Opinion
2002-06929, 2002-08581
Argued September 15, 2003.
October 6, 2003.
In an action for a judgment declaring that Progressive Northwestern Insurance Company is not obligated to indemnify or defend Jason McQuiston or Brenda Jones with respect to any litigation arising from a February 27, 1999, automobile accident (Action No. 1), and a related action to recover damages for personal injuries and wrongful death (Action No. 2), Susan Weyant, Eric Molina, Sheldon Spotard, and Barbara McDonald, defendants in Action No. 1 and the plaintiffs in Action No. 2, appeal from (1) an order of the Supreme Court, Orange County (McGuirk, J.), dated June 11, 2002, which granted the motion of the defendant Brenda Jones for summary judgment dismissing the complaint in Action No. 2 insofar as asserted against her and granted the separate motion of Progressive Northwestern Insurance Company for summary judgment in Action No. 1, and (2) a judgment of the same court entered July 31, 2002, which, in Action No. 1, inter alia, declared that Progressive Northwestern Insurance Company is not obligated to indemnify or defend Jason McQuiston in Action No. 2, and, in Action No. 2, dismissed the complaint in that action insofar as asserted against Brenda Jones.
Finkelstein Partners, LLP, Newburgh, N.Y. (George A. Kohl 2nd of counsel), for appellants.
Kaplan, Winkler, Buratti, Vitali, Burns Girolamo, White Plains, N.Y. (Kevin Burns of counsel), for respondent in Action No. 1.
Friedman, Hirschen, Miller Campito, P.C., Schenectady, N.Y. (John R. Polster of counsel), for respondent in Action No. 2.
Before: ANITA R. FLORIO, J.P., SANDRA J. FEUERSTEIN, STEPHEN G. CRANE, REINALDO E. RIVERA, JJ.
DECISION ORDER
ORDERED that the appeal from the order is dismissed; and it is further,
ORDERED that the judgment is reversed, on the law, the order is vacated, and the motions are denied; and it is further,
ORDERED that one bill of costs is awarded to the appellants.
The appeal from the intermediate order must be dismissed because the right of direct appeal therefrom terminated with the entry of judgment in the actions ( see Matter of Aho, 39 N.Y.2d 241, 248). The issues raised on the appeal from the order are brought up for review and have been considered on the appeal from the judgment ( see CPLR 5501[a][1]).

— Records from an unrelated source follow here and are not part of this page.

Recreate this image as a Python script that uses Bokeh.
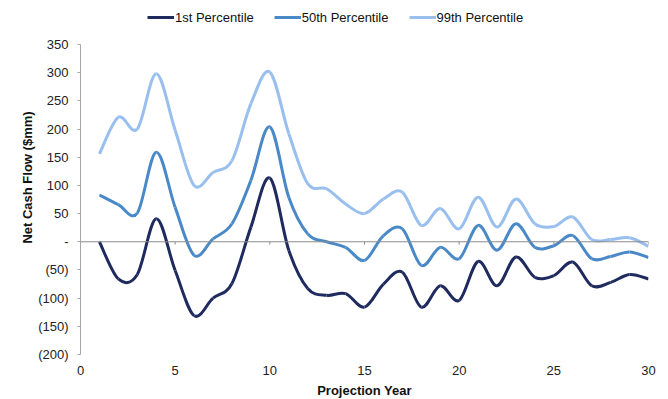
from bokeh.plotting import figure
from bokeh.models import Legend, LegendItem, Span, Range1d, FixedTicker
from bokeh.embed import file_html
from bokeh.resources import INLINE

# ---- data ----
years = list(range(1, 31))
p1 = [0, -66, -58, 41, -51, -131, -100, -74, 26, 113, -15, -83, -95, -92, -116,
      -75, -54, -116, -78, -104, -35, -78, -27, -63, -60, -36, -78, -72, -58, -66]
p50 = [83, 66, 51, 159, 61, -24, 5, 32, 109, 204, 79, 14, 0, -10, -33,
       11, 23, -42, -10, -30, 29, -15, 32, -10, -7, 11, -30, -26, -18, -28]
p99 = [156, 221, 200, 298, 198, 100, 123, 144, 245, 301, 192, 103, 94, 67, 50,
       76, 88, 29, 59, 23, 79, 26, 76, 32, 27, 44, 4, 4, 7, -8]
series_names = ["1st Percentile", "50th Percentile", "99th Percentile"]
colors = ["#1F2A5E", "#4A89C8", "#98BFEE"]
x_ticks = [0, 5, 10, 15, 20, 25, 30]
y_ticks = [-200, -150, -100, -50, 0, 50, 100, 150, 200, 250, 300, 350]


def ylabel(v):
    if v == 0:
        return "-"
    if v < 0:
        return "(%d)" % (-v)
    return "%d" % v


def smooth_segments(xs, ys):
    n = len(xs)
    out = dict(x0=[], y0=[], x1=[], y1=[], cx0=[], cy0=[], cx1=[], cy1=[])
    for i in range(n - 1):
        im1 = max(i - 1, 0)
        ip2 = min(i + 2, n - 1)
        out["x0"].append(xs[i]); out["y0"].append(ys[i])
        out["x1"].append(xs[i + 1]); out["y1"].append(ys[i + 1])
        out["cx0"].append(xs[i] + (xs[i + 1] - xs[im1]) / 6.0)
        out["cy0"].append(ys[i] + (ys[i + 1] - ys[im1]) / 6.0)
        out["cx1"].append(xs[i + 1] - (xs[ip2] - xs[i]) / 6.0)
        out["cy1"].append(ys[i + 1] - (ys[ip2] - ys[i]) / 6.0)
    return out


FONT = "Liberation Sans"

# plot area: y axis spans -200..350 over 310 px; frame extended upward to hold the legend
Y_MIN, Y_MAX = y_ticks[0], y_ticks[-1]
TOP_PAD_PX = 44
AXIS_PX = 310
y_top = Y_MAX + TOP_PAD_PX * (Y_MAX - Y_MIN) / AXIS_PX

p = figure(width=668, height=399, output_backend="svg", toolbar_location=None,
           x_range=Range1d(0, 30), y_range=Range1d(Y_MIN, y_top),
           min_border_left=80, min_border_right=20, min_border_top=0,
           min_border_bottom=45, frame_width=568, frame_height=AXIS_PX + TOP_PAD_PX)
p.outline_line_color = None
p.xgrid.grid_line_color = None
p.ygrid.grid_line_color = None
p.background_fill_color = "white"
p.border_fill_color = "white"

# y axis
p.yaxis.bounds = (Y_MIN, Y_MAX)
p.yaxis.ticker = FixedTicker(ticks=y_ticks)
p.yaxis.major_label_overrides = {v: ylabel(v) for v in y_ticks}
p.yaxis.axis_line_color = "#A6A6A6"
p.yaxis.major_tick_line_color = "#A6A6A6"
p.yaxis.major_tick_out = 3
p.yaxis.major_tick_in = 0
p.yaxis.minor_tick_line_color = None
p.yaxis.major_label_standoff = 9
p.yaxis.major_label_text_font = FONT
p.yaxis.major_label_text_font_size = "13px"
p.yaxis.major_label_text_color = "#222222"
p.yaxis.axis_label = "Net Cash Flow ($mm)"
p.yaxis.axis_label_text_font = FONT
p.yaxis.axis_label_text_font_style = "bold"
p.yaxis.axis_label_text_font_size = "13px"
p.yaxis.axis_label_text_color = "#111111"
p.yaxis.axis_label_standoff = 0

# x axis (labels only at bottom)
p.xaxis.ticker = FixedTicker(ticks=x_ticks)
p.xaxis.axis_line_color = None
p.xaxis.major_tick_line_color = None
p.xaxis.minor_tick_line_color = None
p.xaxis.major_label_standoff = 5
p.xaxis.major_label_text_font = FONT
p.xaxis.major_label_text_font_size = "13px"
p.xaxis.major_label_text_color = "#222222"
p.xaxis.axis_label = "Projection Year"
p.xaxis.axis_label_text_font = FONT
p.xaxis.axis_label_text_font_style = "bold"
p.xaxis.axis_label_text_font_size = "13px"
p.xaxis.axis_label_text_color = "#111111"
p.xaxis.axis_label_standoff = 5

# zero line with ticks
p.add_layout(Span(location=0, dimension="width", line_color="#8C8C8C", line_width=1))
p.segment(x0=x_ticks, y0=[0] * len(x_ticks), x1=x_ticks, y1=[-5] * len(x_ticks),
          line_color="#8C8C8C", line_width=1)

items = []
for name, ys, c in zip(series_names, [p1, p50, p99], colors):
    seg = smooth_segments(years, ys)
    r = p.bezier(source=seg, x0="x0", y0="y0", x1="x1", y1="y1",
                 cx0="cx0", cy0="cy0", cx1="cx1", cy1="cy1",
                 line_color=c, line_width=3)
    items.append(LegendItem(label=name, renderers=[r]))

legend = Legend(items=items, orientation="horizontal", location=(67, 329),
                border_line_alpha=0, background_fill_alpha=0,
                label_text_font=FONT, label_text_font_size="13px",
                label_text_color="#111111",
                glyph_width=27, glyph_height=16, label_height=16,
                label_standoff=1, spacing=20, padding=0, margin=0)
p.add_layout(legend, "center")

open("out.html", "w").write(file_html(p, INLINE))
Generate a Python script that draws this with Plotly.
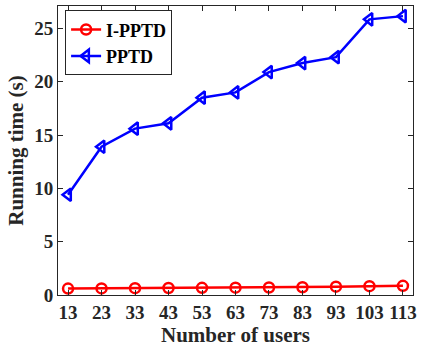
import plotly.graph_objects as go

users = [13, 23, 33, 43, 53, 63, 73, 83, 93, 103, 113]
ipptd = [0.60, 0.62, 0.64, 0.66, 0.67, 0.69, 0.70, 0.73, 0.78, 0.83, 0.86]
pptd = [9.4, 13.9, 15.6, 16.1, 18.5, 19.0, 20.9, 21.75, 22.3, 25.85, 26.15]

FAM = "Liberation Serif"
font = dict(family=FAM, size=19, color="#262626")

fig = go.Figure()
fig.add_trace(go.Scatter(x=users, y=ipptd, name="<b>I-PPTD</b>", mode="lines+markers",
                         line=dict(color="#ff0000", width=2.5),
                         marker=dict(symbol="circle-open", size=10, color="#ff0000", line=dict(width=2.5))))
fig.add_trace(go.Scatter(x=users, y=pptd, name="<b>PPTD</b>", mode="lines+markers",
                         line=dict(color="#0000ff", width=2.5),
                         marker=dict(symbol="triangle-left-open", size=11, color="#0000ff", line=dict(width=2.5))))

axis_common = dict(showgrid=False, zeroline=False, showline=True, linecolor="#262626", linewidth=1,
                   mirror="ticks", ticks="inside", ticklen=5, tickcolor="#262626",
                   tickfont=dict(family=FAM, size=19, color="#262626"))

fig.update_layout(
    width=422, height=350,
    margin=dict(l=58, r=6, t=5, b=55),
    paper_bgcolor="white", plot_bgcolor="white",
    font=font,
    showlegend=True,
    legend=dict(x=0.02, y=0.985, xanchor="left", yanchor="top",
                bordercolor="#262626", borderwidth=1, bgcolor="white",
                font=dict(family=FAM, size=18, color="black"),
                tracegroupgap=0, itemwidth=30),
    xaxis=dict(range=[10, 116], tickvals=users, ticktext=[f"<b>{u}</b>" for u in users],
               title=dict(text="<b>Number of users</b>", font=dict(size=21, family=FAM, color="#262626"), standoff=3),
               **axis_common),
    yaxis=dict(range=[0, 27.1], tickvals=[0, 5, 10, 15, 20, 25],
               ticktext=["<b>0</b>", "<b>5</b>", "<b>10</b>", "<b>15</b>", "<b>20</b>", "<b>25</b>"],
               title=dict(text="<b>Running time (s)</b>", font=dict(size=21, family=FAM, color="#262626"), standoff=4),
               **axis_common),
)

fig.write_html("out.html")
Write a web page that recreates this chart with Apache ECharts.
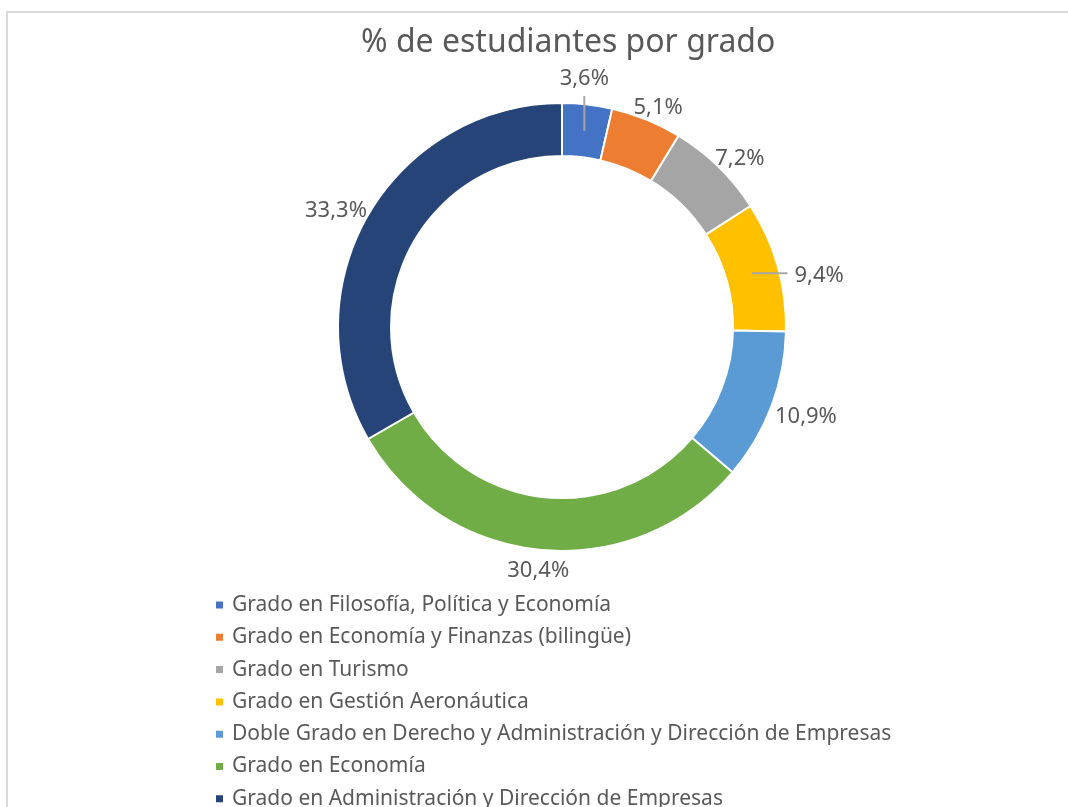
<!DOCTYPE html>
<html>
<head>
<meta charset="utf-8">
<script src="https://cdn.jsdelivr.net/npm/echarts@6/dist/echarts.min.js"></script>
<style>
  html, body { margin: 0; padding: 0; background: #fff; }
  #chart { width: 1068px; height: 807px; }
</style>
</head>
<body>
<div id="chart"></div>
<script>
// datos
const titulo = "% de estudiantes por grado";
const grados = [
  "Grado en Filosofía, Política y Economía",
  "Grado en Economía y Finanzas (bilingüe)",
  "Grado en Turismo",
  "Grado en Gestión Aeronáutica",
  "Doble Grado en Derecho y Administración y Dirección de Empresas",
  "Grado en Economía",
  "Grado en Administración y Dirección de Empresas"
];
const porcentajes = [3.6, 5.1, 7.2, 9.4, 10.9, 30.4, 33.3];
const colores = ["#4472C4", "#ED7D31", "#A5A5A5", "#FFC000", "#5B9BD5", "#70AD47", "#264478"];
// etiquetas que llevan linea guia (como en excel)
const conGuia = [true, false, false, true, false, false, false];

const cx = 562, cy = 327, rIn = 171, rOut = 224;
const fuente = "Noto Sans";
const gris = "#595959";

const total = porcentajes.reduce((a, b) => a + b, 0);

function anguloMedio(i) {
  let antes = 0;
  for (let j = 0; j < i; j++) antes += porcentajes[j];
  return (antes + porcentajes[i] / 2) / total * Math.PI * 2;
}

function textoPct(p) {
  return p.value.toFixed(1).replace(".", ",") + "%";
}

function colocarEtiqueta(params) {
  let i = params.dataIndex;
  let a = anguloMedio(i);
  let dx = Math.sin(a), dy = -Math.cos(a);
  let w = params.labelRect.width, h = params.labelRect.height;
  if (conGuia[i]) {
    let rm = (rIn + rOut) / 2;
    let mx = cx + dx * rm, my = cy + dy * rm;
    if (Math.abs(dy) > Math.abs(dx)) {
      let s = dy < 0 ? -1 : 1;
      let borde = cy + s * Math.sqrt(rOut * rOut - (mx - cx) * (mx - cx));
      let fin = borde + s * 8;
      return {
        x: mx, y: fin + s * (6 + h / 2), align: "center", verticalAlign: "middle",
        labelLinePoints: [[mx, my], [mx, fin]]
      };
    } else {
      let s = dx < 0 ? -1 : 1;
      let borde = cx + s * Math.sqrt(rOut * rOut - (my - cy) * (my - cy));
      let fin = borde + s * 8;
      return {
        x: fin + s * (7 + w / 2), y: my + 2, align: "center", verticalAlign: "middle",
        labelLinePoints: [[mx, my], [fin, my]]
      };
    }
  }
  let g = 6;
  return {
    x: cx + dx * (rOut + g) + dx * w / 2,
    y: cy + dy * (rOut + g) + dy * h / 2 + 4,
    align: "center",
    verticalAlign: "middle"
  };
}

let chart = echarts.init(document.getElementById("chart"));

let datos = grados.map(function (nombre, i) {
  return { name: nombre, value: porcentajes[i], itemStyle: { color: colores[i] } };
});

// capa de encima solo para las lineas guia (quedan sobre los sectores)
let datosGuia = grados.map(function (nombre, i) {
  return { name: nombre, value: porcentajes[i], labelLine: { show: conGuia[i] } };
});

let option = {
  backgroundColor: "#fff",
  animation: false,
  textStyle: { fontFamily: fuente },
  graphic: [{
    type: "rect",
    z: -1,
    shape: { x: 7, y: 12, width: 1200, height: 900 },
    style: { fill: "none", stroke: "#d9d9d9", lineWidth: 2 }
  }],
  title: {
    text: titulo,
    left: 356,
    top: 22,
    textStyle: { fontFamily: fuente, fontSize: 32, fontWeight: "normal", color: gris }
  },
  legend: {
    orient: "vertical",
    left: 209,
    top: 589,
    height: 400,
    icon: "rect",
    itemWidth: 9,
    itemHeight: 9,
    itemGap: 10.3,
    selectedMode: false,
    textStyle: { fontFamily: fuente, fontSize: 21, color: gris, lineHeight: 22, padding: [0, 0, 0, 3] },
    data: grados
  },
  series: [{
    type: "pie",
    z: 2,
    center: [cx, cy],
    radius: [rIn, rOut],
    startAngle: 90,
    clockwise: true,
    avoidLabelOverlap: false,
    itemStyle: { borderColor: "#fff", borderWidth: 2 },
    label: {
      show: true,
      position: "outside",
      fontFamily: fuente,
      fontSize: 22,
      color: gris,
      formatter: textoPct
    },
    labelLine: { show: false },
    labelLayout: colocarEtiqueta,
    emphasis: { disabled: true },
    data: datos
  }, {
    type: "pie",
    z: 3,
    silent: true,
    legendHoverLink: false,
    center: [cx, cy],
    radius: [rIn, rOut],
    startAngle: 90,
    clockwise: true,
    avoidLabelOverlap: false,
    itemStyle: { color: "rgba(0,0,0,0)", borderWidth: 0 },
    label: {
      show: true,
      position: "outside",
      fontFamily: fuente,
      fontSize: 22,
      color: "rgba(0,0,0,0)",
      formatter: textoPct
    },
    labelLine: { show: true, lineStyle: { color: "#a6a6a6", width: 2 } },
    labelLayout: colocarEtiqueta,
    emphasis: { disabled: true },
    data: datosGuia
  }]
};

chart.setOption(option);
</script>
</body>
</html>
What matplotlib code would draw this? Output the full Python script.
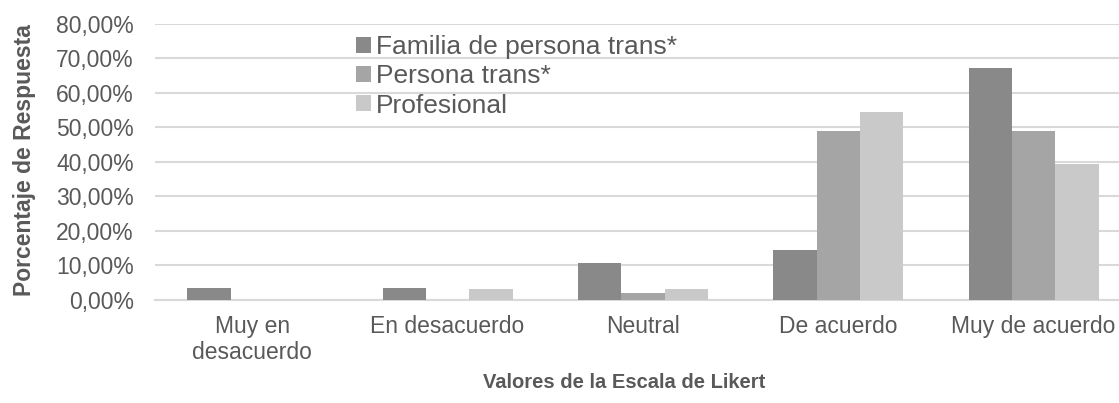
import numpy as np
import matplotlib.pyplot as plt
from matplotlib.patches import Patch
from matplotlib.ticker import FuncFormatter

plt.rcParams['font.family'] = ['Liberation Sans', 'DejaVu Sans']

categories = ['Muy en\ndesacuerdo', 'En desacuerdo', 'Neutral', 'De acuerdo', 'Muy de acuerdo']
series_names = ['Familia de persona trans*', 'Persona trans*', 'Profesional']
familia = [0.034, 0.034, 0.107, 0.144, 0.673]
persona = [0.0, 0.0, 0.0204, 0.4898, 0.4898]
profesional = [0.0, 0.0303, 0.0303, 0.5455, 0.3939]
colors = ['#898989', '#a5a5a5', '#c9c9c9']
text_color = '#595959'

fig = plt.figure(figsize=(11.19, 4.03), dpi=100)
ax = fig.add_axes([0.1382, 0.2563, 1 - 0.1382, 0.9404 - 0.2563])

x = np.arange(len(categories))
w = 0.222
for i, (vals, c) in enumerate(zip([familia, persona, profesional], colors)):
    ax.bar(x + (i - 1) * w, vals, width=w, color=c, zorder=3)

ax.set_ylim(0, 0.8)
ax.set_xlim(-0.5, 4.4375)
ax.set_yticks(np.arange(0, 0.81, 0.1))
ax.yaxis.set_major_formatter(FuncFormatter(lambda v, p: f'{v * 100:.2f}%'.replace('.', ',')))
ax.set_xticks(x)
ax.set_xticklabels(categories, linespacing=1.15)
ax.grid(axis='y', color='#d9d9d9', lw=1.5, zorder=0)
ax.tick_params(axis='both', length=0, labelsize=16.5, labelcolor=text_color)
ax.tick_params(axis='y', pad=15)
ax.tick_params(axis='x', pad=11)
for s in ['top', 'right', 'left']:
    ax.spines[s].set_visible(False)
ax.spines['bottom'].set_color('#d9d9d9')
ax.spines['bottom'].set_linewidth(1.5)

ax.set_xlabel('Valores de la Escala de Likert', fontsize=14.5, fontweight='bold', color=text_color)
ax.xaxis.set_label_coords(0.4867, -0.2985)
ax.xaxis.label.set_va('center')
ax.set_ylabel('Porcentaje de Respuesta', fontsize=16.5, fontweight='bold', color=text_color)
ax.yaxis.set_label_coords(-0.1345, 0.507)
ax.yaxis.label.set_va('center')

handles = [Patch(facecolor=c, edgecolor='none') for c in colors]
leg = fig.legend(handles, series_names, loc='upper left', bbox_to_anchor=(356 / 1119, 1 - 35 / 403),
                 frameon=False, fontsize=19, handlelength=0.55, handleheight=0.55,
                 handletextpad=0.22, labelspacing=0.2, borderpad=0, borderaxespad=0)
for t in leg.get_texts():
    t.set_color(text_color)

fig.savefig('out.png', dpi=100)
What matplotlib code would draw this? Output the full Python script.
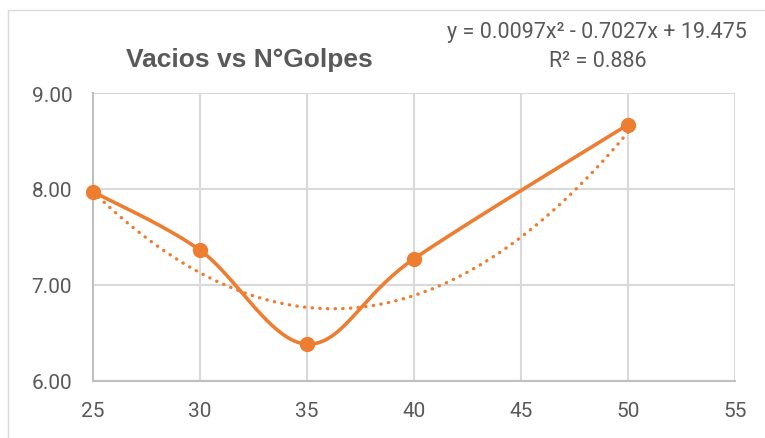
import numpy as np
import matplotlib
matplotlib.use("Agg")
import matplotlib.pyplot as plt
from matplotlib.patches import Rectangle

# Data
golpes = [25, 30, 35, 40, 50]
vacios = [7.97, 7.36, 6.38, 7.27, 8.67]
coef = [0.0097, -0.7027, 19.475]  # quadratic trendline a, b, c
r2 = 0.886
x_ticks = [25, 30, 35, 40, 45, 50, 55]
y_ticks = [6.0, 7.0, 8.0, 9.0]

orange = "#ED7D31"
text_gray = "#595959"
grid_gray = "#D9D9D9"
font = "Roboto"
title_font = "Liberation Sans"


def smooth_curve(x, y, n=60):
    """Spreadsheet-style smoothed line: cubic Bezier segments with
    Catmull-Rom control points."""
    x = np.asarray(x, float)
    y = np.asarray(y, float)
    px = np.concatenate([[x[0]], x, [x[-1]]])
    py = np.concatenate([[y[0]], y, [y[-1]]])
    xs, ys = [], []
    t = np.linspace(0, 1, n)
    for i in range(1, len(px) - 2):
        p0 = np.array([px[i], py[i]])
        p3 = np.array([px[i + 1], py[i + 1]])
        c1 = p0 + (np.array([px[i + 1], py[i + 1]]) - np.array([px[i - 1], py[i - 1]])) / 6
        c2 = p3 - (np.array([px[i + 2], py[i + 2]]) - np.array([px[i], py[i]])) / 6
        b = ((1 - t) ** 3)[:, None] * p0 + (3 * (1 - t) ** 2 * t)[:, None] * c1 \
            + (3 * (1 - t) * t ** 2)[:, None] * c2 + (t ** 3)[:, None] * p3
        xs.append(b[:, 0])
        ys.append(b[:, 1])
    return np.concatenate(xs), np.concatenate(ys)


fig = plt.figure(figsize=(7.65, 4.39), dpi=100)
fig.patch.set_facecolor("white")

# chart-area border
fig.patches.append(Rectangle((8 / 765, -0.01), 1.0, (439 - 11) / 439 + 0.01,
                             transform=fig.transFigure, fill=False,
                             edgecolor=grid_gray, linewidth=1.0))

ax = fig.add_axes([93 / 765, (439 - 381.5) / 439, (735 - 93) / 765, (381.5 - 94) / 439])
ax.set_xlim(25, 55)
ax.set_ylim(6, 9)
ax.set_xticks(x_ticks)
ax.set_yticks(y_ticks)
ax.set_xticklabels([str(v) for v in x_ticks])
ax.set_yticklabels([f"{v:.2f}" for v in y_ticks])
ax.grid(True, color=grid_gray, linewidth=1.5, zorder=0)
ax.set_axisbelow(True)
for s in ["top", "right"]:
    ax.spines[s].set_visible(False)
for s in ["left", "bottom"]:
    ax.spines[s].set_color("#BFBFBF")
    ax.spines[s].set_linewidth(1.5)
ax.tick_params(axis="both", length=0, labelsize=15, labelcolor=text_gray)
ax.tick_params(axis="y", pad=15)
ax.tick_params(axis="x", pad=15)
for lab in ax.get_xticklabels() + ax.get_yticklabels():
    lab.set_fontfamily(font)

# smoothed series
sx, sy = smooth_curve(golpes, vacios)
ax.plot(sx, sy, color=orange, linewidth=2.6, solid_capstyle="round", zorder=3, clip_on=False)
ax.plot(golpes, vacios, linestyle="none", marker="o", markersize=10,
        color=orange, zorder=4, clip_on=False)

# polynomial trendline
tx = np.linspace(min(golpes), max(golpes), 200)
ty = np.polyval(coef, tx)
ax.plot(tx, ty, color=orange, linewidth=2.4, linestyle=(0, (0.1, 2.2)),
        dash_capstyle="round", zorder=3)

fig.text(249 / 765, 1 - 66.7 / 439, "Vacios vs N°Golpes", ha="center", va="baseline",
         fontsize=19, fontweight="bold", color=text_gray, fontfamily=title_font)
fig.text(747 / 765, 1 - 38.3 / 439,
         f"y = {coef[0]}x² - {abs(coef[1])}x + {coef[2]}",
         ha="right", va="baseline", fontsize=15.5, color=text_gray, fontfamily=font)
fig.text(598 / 765, 1 - 66.7 / 439, f"R² = {r2}", ha="center", va="baseline",
         fontsize=15.5, color=text_gray, fontfamily=font)

fig.savefig("out.png", dpi=100)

In response to the prima facie showing by Brenda Jones that she had not, inter alia, granted Jason McQuiston permission to operate her car, the appellants showed the existence of a triable issue of fact as to whether or not Jones had constructively consented thereto ( see Vehicle and Traffic Law § 388; Murdza v. Zimmerman, 99 N.Y.2d 375; Leotta v. Plessinger, 8 N.Y.2d 449, 461; Lancer Ins. Co. v. Republic Franklin Ins. Co., 304 A.D.2d 794; Stewart v. Town of Hempstead, 204 A.D.2d 431). Accordingly, the respondents' motions for summary judgment should have been denied ( see generally Alvarez v. Prospect Hosp., 68 N.Y.2d 320).
FLORIO, J.P., FEUERSTEIN, CRANE and RIVERA, JJ., concur.